> Task instructions:
Set down the listing below verbatim, but only from its first line through the line containing "const pair = (xs, ys)".

> Supplied information:

+ + +

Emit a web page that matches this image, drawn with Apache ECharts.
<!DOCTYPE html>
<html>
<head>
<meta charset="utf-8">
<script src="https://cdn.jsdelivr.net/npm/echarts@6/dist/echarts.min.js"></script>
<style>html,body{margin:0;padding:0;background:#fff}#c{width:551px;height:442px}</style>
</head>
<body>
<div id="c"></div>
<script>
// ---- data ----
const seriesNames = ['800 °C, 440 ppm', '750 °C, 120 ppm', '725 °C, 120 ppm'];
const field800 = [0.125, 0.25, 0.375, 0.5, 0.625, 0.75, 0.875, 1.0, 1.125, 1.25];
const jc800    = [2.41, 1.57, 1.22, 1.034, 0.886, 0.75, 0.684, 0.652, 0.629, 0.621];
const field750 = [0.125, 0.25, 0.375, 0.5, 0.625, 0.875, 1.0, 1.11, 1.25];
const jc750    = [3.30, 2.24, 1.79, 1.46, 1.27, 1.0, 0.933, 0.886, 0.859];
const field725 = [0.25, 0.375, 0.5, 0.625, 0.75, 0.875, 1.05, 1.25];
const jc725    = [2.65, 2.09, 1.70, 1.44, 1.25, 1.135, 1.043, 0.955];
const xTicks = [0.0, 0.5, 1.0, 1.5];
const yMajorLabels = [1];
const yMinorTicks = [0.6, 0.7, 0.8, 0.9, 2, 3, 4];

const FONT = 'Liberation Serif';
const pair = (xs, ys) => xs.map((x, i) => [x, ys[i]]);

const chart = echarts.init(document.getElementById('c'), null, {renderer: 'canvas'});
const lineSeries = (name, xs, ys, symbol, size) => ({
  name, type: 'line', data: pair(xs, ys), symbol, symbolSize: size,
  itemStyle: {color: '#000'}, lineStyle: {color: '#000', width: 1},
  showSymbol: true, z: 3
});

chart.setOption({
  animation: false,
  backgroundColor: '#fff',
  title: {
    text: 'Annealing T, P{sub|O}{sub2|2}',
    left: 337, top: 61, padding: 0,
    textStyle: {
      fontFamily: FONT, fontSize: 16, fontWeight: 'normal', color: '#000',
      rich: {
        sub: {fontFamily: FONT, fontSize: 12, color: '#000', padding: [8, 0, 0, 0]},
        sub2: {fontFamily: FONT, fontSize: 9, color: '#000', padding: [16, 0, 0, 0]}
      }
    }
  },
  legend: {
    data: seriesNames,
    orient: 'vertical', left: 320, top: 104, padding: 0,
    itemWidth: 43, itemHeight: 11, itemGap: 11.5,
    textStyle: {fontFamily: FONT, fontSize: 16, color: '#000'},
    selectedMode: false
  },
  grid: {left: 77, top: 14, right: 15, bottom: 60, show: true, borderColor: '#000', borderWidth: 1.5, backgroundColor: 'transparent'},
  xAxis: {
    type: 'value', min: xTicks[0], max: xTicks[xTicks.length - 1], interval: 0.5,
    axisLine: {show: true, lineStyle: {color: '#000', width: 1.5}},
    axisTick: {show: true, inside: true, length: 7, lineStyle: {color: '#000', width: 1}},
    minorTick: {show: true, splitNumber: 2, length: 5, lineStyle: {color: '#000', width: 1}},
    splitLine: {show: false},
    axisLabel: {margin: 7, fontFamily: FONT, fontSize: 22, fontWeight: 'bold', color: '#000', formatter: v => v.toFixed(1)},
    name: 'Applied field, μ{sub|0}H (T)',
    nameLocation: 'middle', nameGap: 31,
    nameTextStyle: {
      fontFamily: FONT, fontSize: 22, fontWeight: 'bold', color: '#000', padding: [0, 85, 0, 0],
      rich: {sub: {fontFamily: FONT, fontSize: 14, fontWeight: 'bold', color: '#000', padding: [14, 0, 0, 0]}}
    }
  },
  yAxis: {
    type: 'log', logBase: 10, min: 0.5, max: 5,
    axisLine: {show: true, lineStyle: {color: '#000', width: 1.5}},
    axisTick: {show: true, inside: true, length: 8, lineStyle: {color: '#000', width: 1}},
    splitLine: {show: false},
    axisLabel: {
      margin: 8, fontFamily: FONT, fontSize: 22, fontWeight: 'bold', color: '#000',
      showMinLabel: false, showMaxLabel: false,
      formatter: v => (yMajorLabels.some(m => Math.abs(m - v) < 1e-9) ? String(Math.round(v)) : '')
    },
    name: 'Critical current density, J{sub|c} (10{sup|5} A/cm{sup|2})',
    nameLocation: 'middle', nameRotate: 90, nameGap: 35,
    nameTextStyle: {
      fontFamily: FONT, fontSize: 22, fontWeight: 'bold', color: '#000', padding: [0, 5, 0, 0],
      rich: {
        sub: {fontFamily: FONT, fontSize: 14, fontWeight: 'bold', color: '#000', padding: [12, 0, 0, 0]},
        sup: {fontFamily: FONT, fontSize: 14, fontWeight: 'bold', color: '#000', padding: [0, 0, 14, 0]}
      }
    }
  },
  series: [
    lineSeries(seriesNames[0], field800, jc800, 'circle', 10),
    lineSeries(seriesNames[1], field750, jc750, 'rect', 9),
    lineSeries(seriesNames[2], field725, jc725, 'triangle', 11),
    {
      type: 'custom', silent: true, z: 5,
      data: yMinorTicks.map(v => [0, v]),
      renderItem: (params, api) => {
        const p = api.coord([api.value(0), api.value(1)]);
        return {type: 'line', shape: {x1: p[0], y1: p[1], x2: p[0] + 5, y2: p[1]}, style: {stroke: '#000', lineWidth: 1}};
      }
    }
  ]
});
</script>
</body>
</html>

+ + +

> Finished exercise:
Emit a web page that matches this image, drawn with Apache ECharts.
<!DOCTYPE html>
<html>
<head>
<meta charset="utf-8">
<script src="https://cdn.jsdelivr.net/npm/echarts@6/dist/echarts.min.js"></script>
<style>html,body{margin:0;padding:0;background:#fff}#c{width:551px;height:442px}</style>
</head>
<body>
<div id="c"></div>
<script>
// ---- data ----
const seriesNames = ['800 °C, 440 ppm', '750 °C, 120 ppm', '725 °C, 120 ppm'];
const field800 = [0.125, 0.25, 0.375, 0.5, 0.625, 0.75, 0.875, 1.0, 1.125, 1.25];
const jc800    = [2.41, 1.57, 1.22, 1.034, 0.886, 0.75, 0.684, 0.652, 0.629, 0.621];
const field750 = [0.125, 0.25, 0.375, 0.5, 0.625, 0.875, 1.0, 1.11, 1.25];
const jc750    = [3.30, 2.24, 1.79, 1.46, 1.27, 1.0, 0.933, 0.886, 0.859];
const field725 = [0.25, 0.375, 0.5, 0.625, 0.75, 0.875, 1.05, 1.25];
const jc725    = [2.65, 2.09, 1.70, 1.44, 1.25, 1.135, 1.043, 0.955];
const xTicks = [0.0, 0.5, 1.0, 1.5];
const yMajorLabels = [1];
const yMinorTicks = [0.6, 0.7, 0.8, 0.9, 2, 3, 4];

const FONT = 'Liberation Serif';
const pair = (xs, ys) => xs.map((x, i) => [x, ys[i]]);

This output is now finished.